Tajuk acara ini cukup populer dan sempat enam kali diangkat sebagai topik bahasan, karena permasalahan yang ada di sepak bola nasional begitu banyak.
Dari acara ini juga, topik seputar praktik pengaturan skor dan mafia bola mulai jadi konsumsi publik, bahkan ditindaklanjuti pihak berwajib, dengan pembentukan satgas khusus, yang belakangan kembali aktif di PSSI era Erick Thohir.
Uniknya, satgas yang diresmikan pada Rabu (20/9) lalu ini turut menggandeng Najwa Shihab sebagai anggota, bersama Maruarar Sirait (Politisi & eks Ketua Steering Committee Piala Presiden 2015-2019), Ardan Adiperdana (eks Ketua BPKP), dan Akmal Marhali (aktivis sepak bola nasional).
Penunjukan mereka terasa unik, karena sebagian besar dari mereka dulu ikut terlibat aktif di acara PSSI Bisa Apa?. Bisa dibilang, ini adalah satu tantangan balik dari PSSI buat mereka: kalau ada mereka, Satgas Antimafia Bola bisa apa?
Dengan posisi sebagai lembaga independen, seharusnya tantangan ini bisa dijawab dengan tuntas, lewat gerak lincah dan pengalaman tiap personel. Kebetulan, mereka juga punya akses langsung untuk melaporkan temuan kepada Presiden Jokowi, dan koordinasi dengan FIFA.
Tapi, berhubung lawan yang dihadapi sudah punya jejaring cukup kuat dan sudah lama eksis, tugas Satgas yang diketuai Maruarar Sirait ini jelas tidak mudah.

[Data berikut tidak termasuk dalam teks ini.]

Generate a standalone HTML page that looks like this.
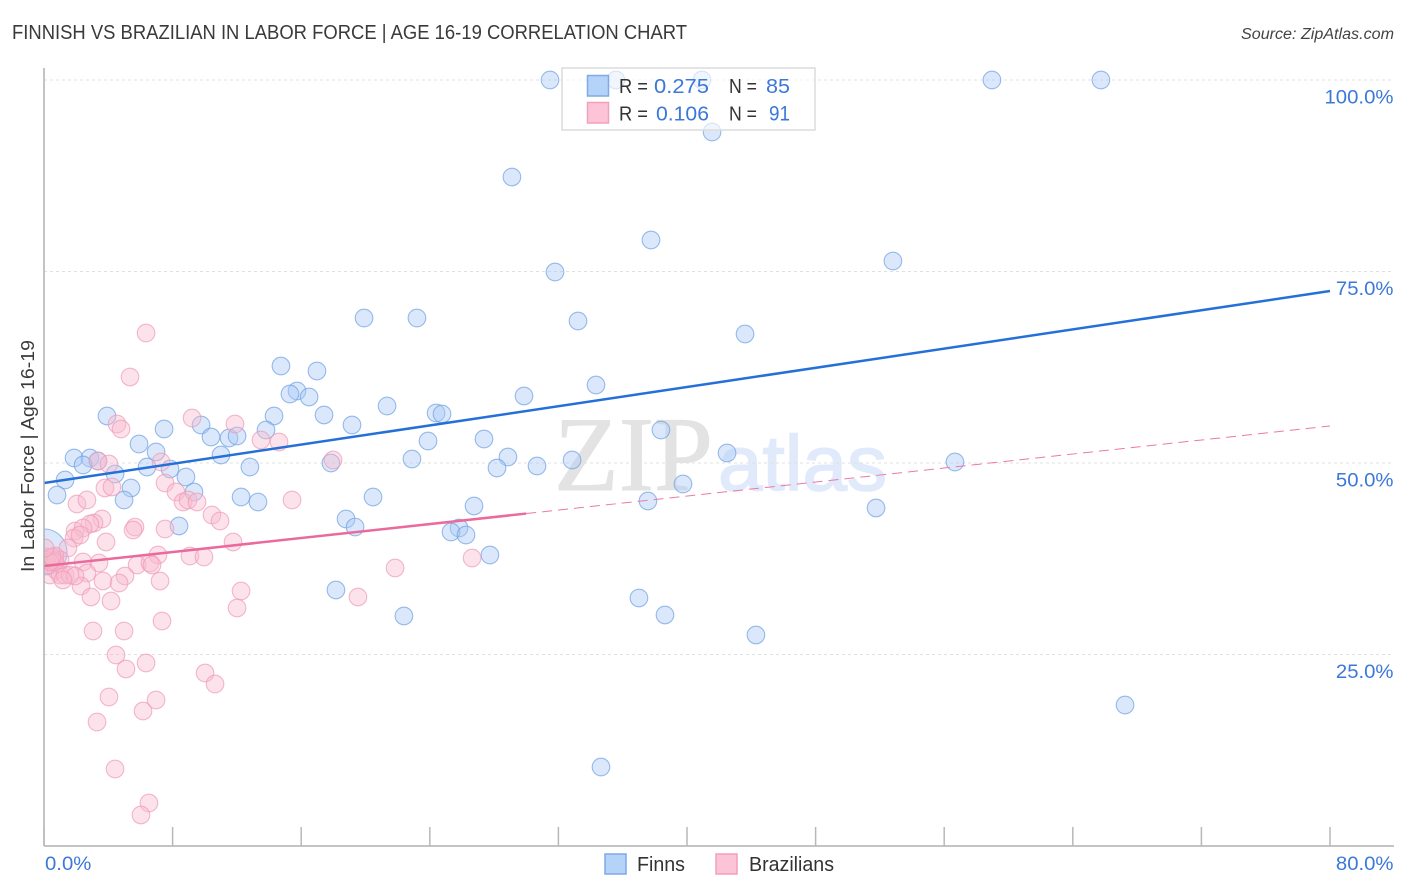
<!DOCTYPE html>
<html lang="en">
<head>
<meta charset="utf-8">
<title>Finnish vs Brazilian in Labor Force | Age 16-19 Correlation Chart</title>
<style>
html,body{margin:0;padding:0;background:#fff;}
svg{display:block;font-family:"Liberation Sans",sans-serif;}
</style>
</head>
<body>
<svg id="chart" xmlns="http://www.w3.org/2000/svg" width="1406" height="892" viewBox="0 0 1406 892">
  <defs>
    <clipPath id="plot-clip"><rect x="44" y="60" width="1350" height="786"/></clipPath>
  </defs>
  <text x="12" y="39" font-size="20" fill="#3a3a3a" textLength="675" lengthAdjust="spacingAndGlyphs">FINNISH VS BRAZILIAN IN LABOR FORCE | AGE 16-19 CORRELATION CHART</text>
  <text x="1241" y="39" font-size="15.5" font-style="italic" fill="#444" textLength="153" lengthAdjust="spacingAndGlyphs">Source: ZipAtlas.com</text>
  <g>
    <text x="554" y="490" font-family="'Liberation Serif',serif" font-size="106" fill="#e3e3e3" stroke="#e3e3e3" stroke-width="1" textLength="159" lengthAdjust="spacingAndGlyphs">ZIP</text>
    <text x="718" y="490" font-size="78" fill="#e0eafa" stroke="#e0eafa" stroke-width="1.5" textLength="169" lengthAdjust="spacingAndGlyphs">atlas</text>
  </g>
  <g id="grid"></g>
  <g id="finn-points" clip-path="url(#plot-clip)"></g>
  <g id="brazil-points" clip-path="url(#plot-clip)"></g>
  <g id="trends"></g>
  <g id="axes"></g>
  <text transform="translate(34,572) rotate(-90)" font-size="18" fill="#3a3a3a" textLength="232" lengthAdjust="spacingAndGlyphs">In Labor Force | Age 16-19</text>

  <g>
    <rect x="562" y="68" width="253" height="62" fill="#fff" fill-opacity="0.62" stroke="#dcdcdc" stroke-width="1.5"/>
    <rect x="587.5" y="75.5" width="21" height="20.5" fill="#b5d2f8" stroke="#7eaae6" stroke-width="1.5"/>
    <rect x="587.5" y="102.5" width="21" height="20.5" fill="#fcc4d6" stroke="#f2a0bc" stroke-width="1.5"/>
    <g font-size="20">
      <text x="619" y="93" fill="#333" textLength="29" lengthAdjust="spacingAndGlyphs">R =</text>
      <text x="654" y="93" fill="#3b78d8" textLength="55" lengthAdjust="spacingAndGlyphs">0.275</text>
      <text x="729" y="93" fill="#333" textLength="28" lengthAdjust="spacingAndGlyphs">N =</text>
      <text x="766" y="93" fill="#3b78d8" textLength="24" lengthAdjust="spacingAndGlyphs">85</text>
      <text x="619" y="120.500" fill="#333" textLength="29" lengthAdjust="spacingAndGlyphs">R =</text>
      <text x="656" y="120.500" fill="#3b78d8" textLength="53" lengthAdjust="spacingAndGlyphs">0.106</text>
      <text x="729" y="120.500" fill="#333" textLength="28" lengthAdjust="spacingAndGlyphs">N =</text>
      <text x="769" y="120.500" font-size="21" fill="#3b78d8" textLength="21" lengthAdjust="spacingAndGlyphs">91</text>
    </g>
  </g>

  <g>
    <rect x="605" y="854" width="21" height="20" fill="#b5d2f8" stroke="#7eaae6" stroke-width="1.5"/>
    <text x="637" y="871" font-size="20" fill="#333" textLength="48" lengthAdjust="spacingAndGlyphs">Finns</text>
    <rect x="716" y="854" width="21" height="20" fill="#fcc4d6" stroke="#f2a0bc" stroke-width="1.5"/>
    <text x="749" y="871" font-size="20" fill="#333" textLength="85" lengthAdjust="spacingAndGlyphs">Brazilians</text>
  </g>
</svg>
<script>
// ---- chart data (percent values) ----
const xTickValues = [0, 8, 16, 24, 32, 40, 48, 56, 64, 72, 80];
const xTickLabels = ['0.0%', '80.0%'];
const yTickValues = [25, 50, 75, 100];
const yTickLabels = ['25.0%', '50.0%', '75.0%', '100.0%'];

const finnX = [31.48,35.58,40.93,58.97,65.75,41.56,29.11,37.76,31.79,52.81,19.91,23.20,33.22,43.61,14.74,16.98,34.34,15.74,15.30,16.49,29.86,21.34,17.42,14.31,3.92,24.39,24.76,19.16,13.81,7.47,9.77,38.38,5.91,10.39,11.51,12.01,23.89,27.37,42.49,6.97,1.87,2.86,3.36,2.43,11.01,12.81,22.89,28.86,32.85,30.67,28.18,56.67,6.41,7.84,17.85,4.42,8.83,1.31,39.75,5.41,0.81,4.98,9.33,12.26,13.31,20.47,37.57,26.75,51.76,18.79,19.35,8.40,25.82,25.32,26.25,27.74,18.16,37.01,22.39,38.63,44.29,67.25,34.65];
const finnY = [100,100,100,100,100,93.21,87.34,79.11,74.93,76.37,68.93,68.93,68.54,66.84,62.66,62.01,60.18,59.40,59.01,58.62,58.75,57.44,56.27,56.14,56.14,56.53,56.40,54.96,54.31,54.44,54.96,54.31,52.48,53.39,53.26,53.52,52.87,53.13,51.31,51.44,50.65,50.65,50.26,49.74,51.04,49.48,50.52,50.78,50.39,49.61,49.35,50.13,49.48,49.22,50.00,48.56,48.17,47.78,47.26,46.74,45.82,45.17,46.21,45.56,44.91,45.56,45.04,44.39,44.13,42.69,41.64,41.78,41.51,40.99,40.60,37.99,33.42,32.38,30.03,30.16,27.55,18.41,10.31];
const finnClusterX = [0];
const finnClusterY = [38.38];

const brazilX = [6.35,5.35,4.54,4.79,9.21,11.88,13.50,14.62,3.36,4.04,7.28,17.98,7.53,8.21,8.65,8.96,9.52,10.45,10.95,3.79,4.23,2.05,2.67,15.43,3.61,3.11,2.86,1.93,2.43,1.87,2.24,1.49,5.66,5.54,7.53,3.86,11.76,7.09,9.08,9.95,5.79,6.59,6.72,2.43,3.42,2.67,5.04,3.67,4.67,7.22,2.30,2.92,4.17,12.26,12.01,7.34,3.05,4.98,4.48,6.35,5.10,10.02,10.64,4.04,6.97,6.16,3.30,4.42,6.53,6.03,26.63,21.84,19.53,0.37,0.75,1.00,1.31,1.62,1.93,0.25,0.56,1.00,0.37,1.18,0.12,0.12,0.68,0.68,0.37,0.50,0.06];
const brazilY = [66.97,61.23,55.09,54.44,55.87,55.09,53.00,52.74,50.26,49.87,50.13,50.39,47.39,46.21,44.91,45.17,44.91,43.21,42.43,46.74,46.87,44.65,45.17,45.17,42.69,42.17,42.04,41.12,41.51,40.21,40.60,38.90,41.64,41.25,41.38,39.69,39.69,37.99,37.86,37.73,36.68,36.95,36.68,37.08,36.95,35.64,35.25,34.60,34.33,34.60,33.94,32.51,31.98,33.29,31.07,29.37,28.07,28.07,24.93,23.89,23.11,22.58,21.15,19.45,19.06,17.62,16.19,10.05,5.61,4.05,37.60,36.29,32.51,35.38,36.03,35.38,35.38,35.38,35.25,36.68,37.34,37.34,37.60,34.73,37.73,37.34,37.86,37.08,37.08,37.73,38.90];

const finnTrendX = [0, 80];
const finnTrendY = [47.39, 72.45];
const brazilTrendSolidX = [0, 30];
const brazilTrendSolidY = [36.55, 43.40];
const brazilTrendDashX = [30, 80];
const brazilTrendDashY = [43.40, 54.83];

// ---- axis functions ----
const X0 = 44, X_PER_UNIT = 16.075, Y100 = 80, Y_PER_UNIT = 7.66;
function xScale(v) { return X0 + v * X_PER_UNIT; }
function yScale(v) { return Y100 + (100 - v) * Y_PER_UNIT; }
const BASELINE = yScale(0);
const NS = 'http://www.w3.org/2000/svg';
function make(tag, attrs, parent) {
  const el = document.createElementNS(NS, tag);
  for (const k in attrs) el.setAttribute(k, attrs[k]);
  parent.appendChild(el);
  return el;
}
// Reference axis font is wider than Liberation Sans: stretch labels to match.
function widen(el) {
  el.setAttribute('textLength', (el.getComputedTextLength() * 1.07).toFixed(1));
  el.setAttribute('lengthAdjust', 'spacingAndGlyphs');
}

// gridlines and y tick labels
const grid = document.getElementById('grid');
const axes = document.getElementById('axes');
yTickValues.forEach(function (v, i) {
  const line = make('line', {x1: X0, x2: 1394, y1: yScale(v), y2: yScale(v), stroke: '#e0e0e0', 'stroke-width': 1, 'stroke-dasharray': '3 3'}, grid);
  
  
  const label = make('text', {x: 1393.5, y: yScale(v) + 23.5, 'text-anchor': 'end', 'font-size': 19, fill: '#3b78d8'}, axes);
  
  
  label.textContent = yTickLabels[i];
  widen(label);
});

// axes lines and x ticks
const yAxisLine = make('line', {x1: X0, x2: X0, y1: 68, y2: BASELINE, stroke: '#b0b0b0', 'stroke-width': 1.5}, axes);


const xAxisLine = make('line', {x1: X0, x2: 1394, y1: BASELINE, y2: BASELINE, stroke: '#b0b0b0', 'stroke-width': 1.5}, axes);


xTickValues.forEach(function (v) {
  const tick = make('line', {x1: xScale(v), x2: xScale(v), y1: BASELINE - 19, y2: BASELINE, stroke: '#b8b8b8', 'stroke-width': 1.5}, axes);
  
  
});
const xLabelMin = make('text', {x: xScale(xTickValues[0]) + 1, y: 870, 'font-size': 19, fill: '#3b78d8'}, axes);


xLabelMin.textContent = xTickLabels[0];
widen(xLabelMin);
const xLabelMax = make('text', {x: 1393.5, y: 870, 'text-anchor': 'end', 'font-size': 19, fill: '#3b78d8'}, axes);


xLabelMax.textContent = xTickLabels[1];
widen(xLabelMax);

// points
const finnGroup = document.getElementById('finn-points');
const brazilGroup = document.getElementById('brazil-points');
function drawPoint(group, x, y, r, fill, stroke) {
  return make('circle', {cx: xScale(x), cy: yScale(y), r: r, fill: fill, 'fill-opacity': 0.42, stroke: stroke, 'stroke-opacity': 0.7, 'stroke-width': 1.1}, group);
}
finnClusterX.forEach(function (x, i) {
  const c = drawPoint(finnGroup, x, finnClusterY[i], 23, '#a9c9f5', '#6d9fe3');
  
  
});
finnX.forEach(function (x, i) {
  const c = drawPoint(finnGroup, x, finnY[i], 8.8, '#a9c9f5', '#6d9fe3');
  
  
});
brazilX.forEach(function (x, i) {
  const c = drawPoint(brazilGroup, x, brazilY[i], 8.8, '#f9b9cd', '#f09ab8');
  
  
});

// trend lines
const trends = document.getElementById('trends');
const finnTrend = make('line', {x1: xScale(finnTrendX[0]), y1: yScale(finnTrendY[0]), x2: xScale(finnTrendX[1]), y2: yScale(finnTrendY[1]), stroke: '#2470d8', 'stroke-width': 2.5}, trends);


const brazilSolid = make('line', {x1: xScale(brazilTrendSolidX[0]), y1: yScale(brazilTrendSolidY[0]), x2: xScale(brazilTrendSolidX[1]), y2: yScale(brazilTrendSolidY[1]), stroke: '#ea6a9c', 'stroke-width': 2.5}, trends);


const brazilDash = make('line', {x1: xScale(brazilTrendDashX[0]), y1: yScale(brazilTrendDashY[0]), x2: xScale(brazilTrendDashX[1]), y2: yScale(brazilTrendDashY[1]), stroke: '#ea7aa6', 'stroke-width': 1, 'stroke-dasharray': '10 6'}, trends);


</script>
</body>
</html>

Sudah berapa kali ada upaya perbaikan, tapi belum ada yang benar-benar sukses.
Masalah lain juga berpotensi muncul, karena ada keraguan soal perkembangan situasi, khususnya karena Pemilu 2024 sudah tinggal hitungan bulan.
Dengan Erick Thohir masih berpotensi ikut Pilpres dan sisa waktu periode pemerintahan Presiden Jokowi yang tinggal setahun, masih belum jelas, apakah Satgas Antimafia Bola hanya bersifat temporer atau tidak.
Begitu juga dengan program PSSI, seandainya ganti Ketum akibat ikut Pilpres. Fenomena "ganti pimpinan ganti kebijakan" bisa terjadi di sini, karena masih jadi satu budaya organisasi di Indonesia.